Pour Frédéric Thomas, il y a clairement plusieurs dénominateurs communs entre ces situations, particulièrement le Liban et le Chili, deux pays aux réalités pourtant très différentes sur des continents différents : « Il y a un terreau commun assez évident, ce sont les inégalités sociales. Il y a aussi un ras-le-bol qui vise à la fois le gouvernement jugé corrompu, clientéliste, antidémocratique et en même temps des mesures économiques qui visent les plus pauvres. Ça donne une impression d’une confiscation du pouvoir. Donc à la fois en termes de revendication mais aussi d’organisation spontanée, on retrouve des similitudes. Ce sont aussi souvent les mêmes profils sociologiques qu’on voit dans la rue, beaucoup de jeunes et de femmes des classes populaires défavorisées. Et puis le gouvernement réagit souvent de la même manière, d’abord déni total et puis répression avec la police ou l’armée dans les rues ».
« Il y a un terreau commun assez évident à ces mouvements, ce sont les inégalités sociales »
Pour Xavier Dupret, le problème c’est la sous-valorisation des classes populaires dans un contexte de mondialisation : « Les contestataires ce sont des jeunes qui sont peu utilisés par le système socio-économique alors que ces 15 dernières années, leur niveau scolaire et culturel a beaucoup augmenté. Ce sont des élites alternatives, des contre-élites ».
Frédéric Thomas partage cet avis, le niveau d’éducation change. Ces mouvements populaires récents ont émergé dans des terreaux protestataires déjà existants ces dernières années (Les Printemps Arabes, Les Indignés, le Mouvement des parapluies, la lutte contre l’austérité en Grèce,…), mais ce qui a changé c’est l’aggravation des inégalités dans ces pays et en même temps la diminution de la tolérance à ces inégalités « précisément parce qu’on est face à des jeunes populations mieux éduquées. Avant les inégalités étaient justifiées au nom de ce mythe du ruissellement, qu’à terme tout le monde allait profiter. Les jeunes n’y croient plus. Ils ont étudié, ils sont mieux équipés pour avoir accès à l’emploi, pourtant ils n’en ont pas ou alors il est précaire. Et donc on ne croit plus à ces gouvernements et aux promesses d’un meilleur avenir ».

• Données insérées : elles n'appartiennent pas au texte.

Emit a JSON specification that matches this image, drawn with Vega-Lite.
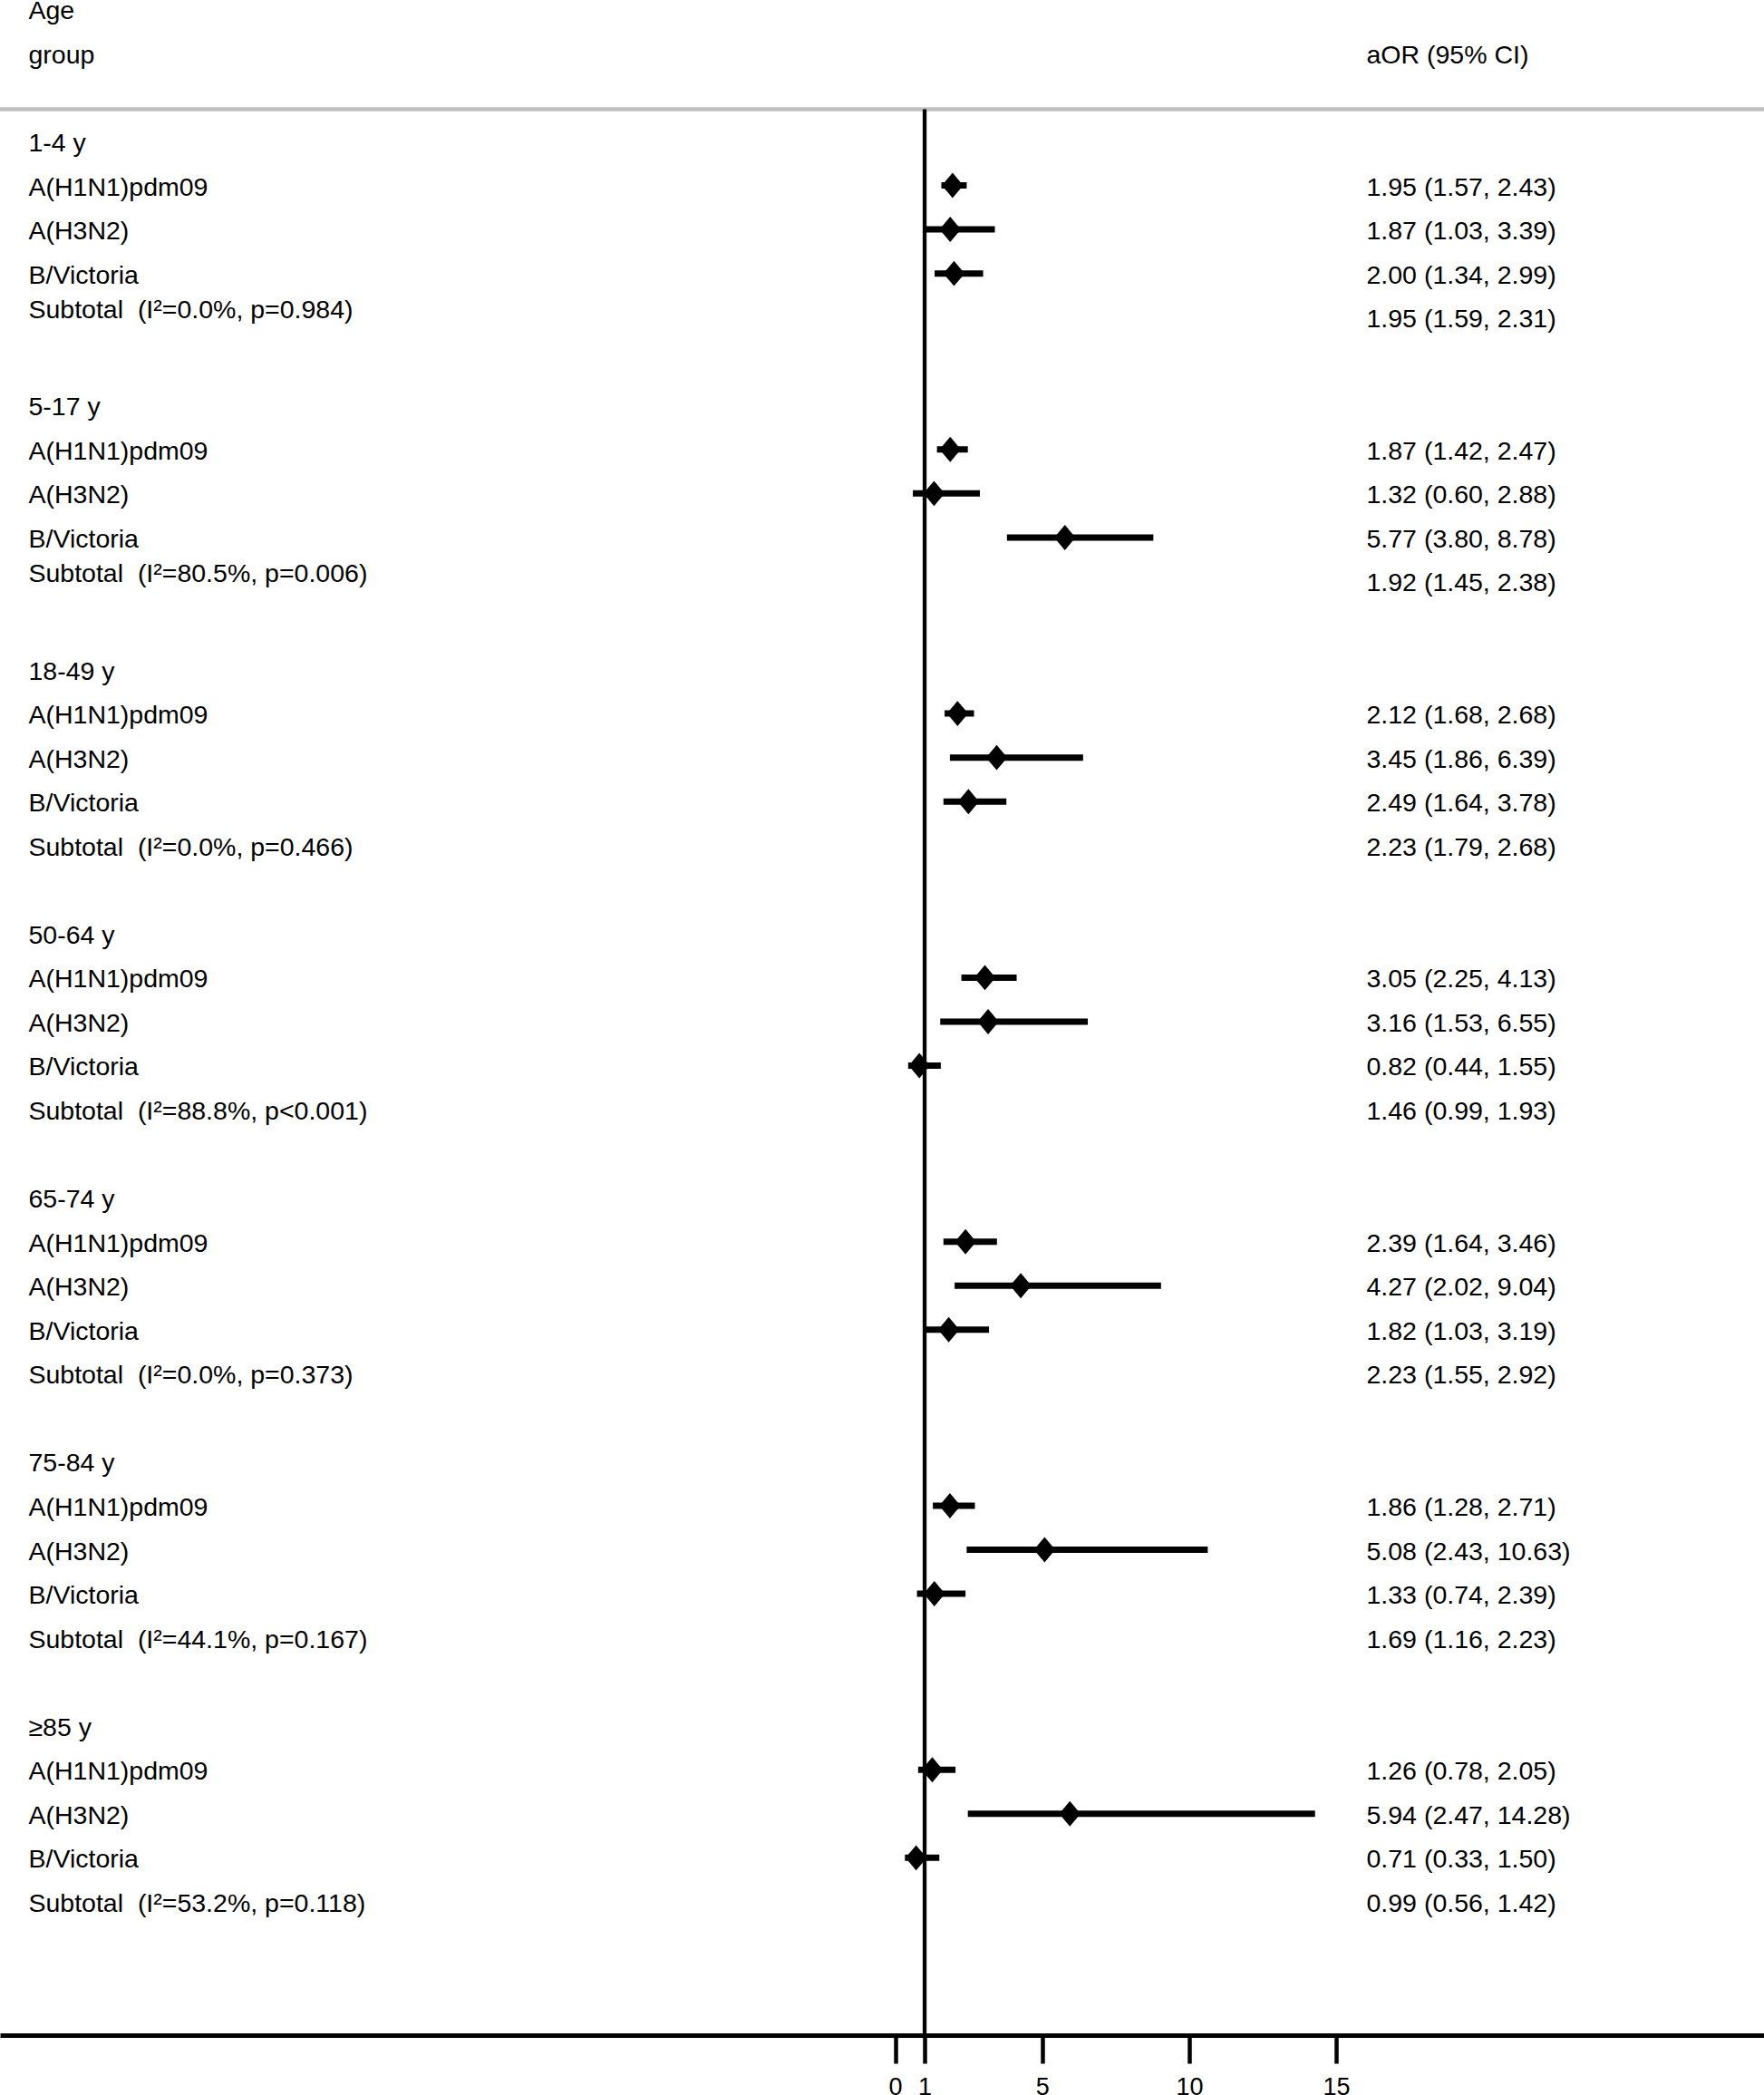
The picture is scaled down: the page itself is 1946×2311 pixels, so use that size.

« On n’est pas dans des revendications économiques pures, on est dans un rapport de force social »
La plupart de ces mouvements ont démarré avec des revendications d’ordre économique ou fiscal (renoncer à une taxe, augmentation du salaire minimum, diminuer les prix des carburants,…) pour tant, pour Xavier Dupret on n’est pas dans de l’économie pure, on est dans un rapport de force social : « En Amérique Latine, il y a des marges de manœuvre pour de la redistribution des richesses dans ces sociétés. Même la Banque Mondiale le dit : »La fiscalité en Amérique Latine est trop inégalitaire et pas assez redistributive. Mais pour ça il faut un rapport de force, parce que les élites latino-américaines n’ont pas l’habitude de partager leur richesse".
Partout, la même défiance vis-à-vis de l’Etat
Autre point commun entre ces mouvements, pour le chercheur du CETRI : La défiance envers les gouvernements. « Il y a à la fois une crise de la représentation. Les responsables au sommet de l’Etat semblent plus représenter les intérêts des élites économiques et politiques que ceux des classes populaires. En même temps, il y a une défiance envers les mesures prises pas ces gouvernements. Et puis, une défiance envers cette corruption que ce soit en Équateur, au Liban ou en Haïti qui fait que l’État n’offre pas le service public qu’il devrait ».
Quel avenir pour ces mouvements ?
Pour Frédéric Thomas, la difficulté de ces mouvements, c’est qu’ils sont peu structurés politiquement, ils n’ont pas de relais politiques qui pourraient prendre la relève d’un gouvernement renversé par la rue. Pour lui, c’est le défi de ces mouvements : « Il faut voir s’ils généreront des forces politiques, s’ils s’institutionnaliseront pour trouver une alternative ». Pour Xavier Dupret, cette structuration peut aller vite notamment en Amérique Latine : « Il y a des possibilités de rencontres entre les politiques, les cadres syndicaux et les manifestants. En Amérique Latine, il y a une maturité des fomentations de gauche radicale plus importantes qu’ailleurs dans le Sud ».